A luggage handler at John F. Kennedy International Airport is accused of heading up a conspiracy that ran drugs hidden in food and candy and also looted valuables from passengers' bags, federal and local officials said.
Jorge Guerrero, a driver for a private company that delivers lost luggage, helped get parcels from Ecuador through the airport, according to authorities. Those parcels contained drugs concealed in empanadas, chocolate bars, and soaked into scuba diving diplomas, authorities said.
He is also accused of using his position with the lost-luggage company to steal designer bags, clothing, jewelry, electronics, and other valuables from baggage belonging to airline passengers, authorities said.
"Whether using access to international cargo to profit from Ecuador's bargain wholesale prices for narcotics, or pilfering designer underwear from personal luggage, the Guerrero organization rarely overlooked an opportunity to earn a dishonest dollar," said Special Narcotics Prosecutor Bridget Brennan. "Homeland Security continues to vigilantly protect ports of entry, and work closely with us on local issues such as narcotics importation and organized larceny rings."

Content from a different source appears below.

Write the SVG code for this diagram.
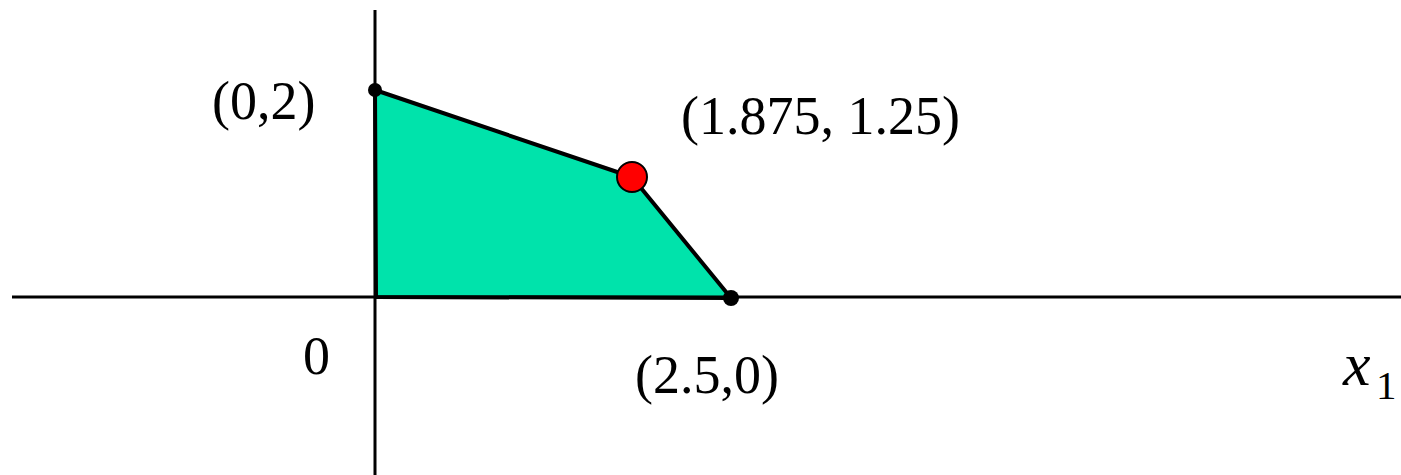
<svg xmlns="http://www.w3.org/2000/svg" width="1401" height="475" viewBox="0 0 1401 475">
<style>
.t{font-family:"Liberation Serif","Times New Roman",serif;font-size:54px;fill:#000}
.xv{font-style:italic;font-size:62px}
.sub{font-size:41px}
.ax{stroke:#000;stroke-width:3;fill:none}
.dot{fill:#000}
</style>
<rect width="1401" height="475" fill="#fff"/>
<g id="region">
<polygon points="375,90 632,177 731,298 376,297" fill="#00E3AB" stroke="#000" stroke-width="4" stroke-linejoin="round"/>
</g>
<g id="connectors">
<line class="ax" x1="375" y1="10" x2="375" y2="475"/>
<line class="ax" x1="12" y1="297" x2="1401" y2="297"/>
</g>
<g id="p02"><circle class="dot" cx="375" cy="90" r="7"/><text class="t" x="212" y="119">(0,2)</text></g>
<g id="p25"><circle class="dot" cx="731" cy="298" r="8"/><text class="t" x="635" y="393">(2.5,0)</text></g>
<g id="popt"><circle cx="632" cy="177" r="15" fill="#f00" stroke="#000" stroke-width="2"/><text class="t" x="681" y="134">(1.875, 1.25)</text></g>
<g id="origin"><text class="t" x="303" y="374">0</text></g>
<g id="xlabel"><text class="t xv" x="1343" y="385">x</text><text class="t sub" x="1376" y="399">1</text></g>
</svg>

After a six-month wiretap investigation by the New York City's Office of the Special Narcotics Prosecutor and Homeland Security's JFK Narcotics Smuggling Unit, agents on Tuesday morning arrested Guerrero, his wife, and several other people suspected of being involved in the drug-smuggling ring.
Inside the Guerreros' home in Queens, agents found more than 50 designer handbags from Louis Vuitton, Michael Kors, Burberry, Coach and Prada, 15 iPads, iPods and laptop computers; 20 cameras; 50 watches; 30 pairs of sunglasses; bottles of top-shelf liquor; perfume; new clothing; and suitcases with tags bearing other people's names, according to authorities.
In the homes of Guerrero's accused accomplices, agents found heroin, cocaine, Western Union wire transfer receipts to an Ecuadorian narcotics supplier, cell phones, a small quantity of marijuana, a round of ammunition, a scale, a strainer, bags, and drug-cutting agents, authorities said.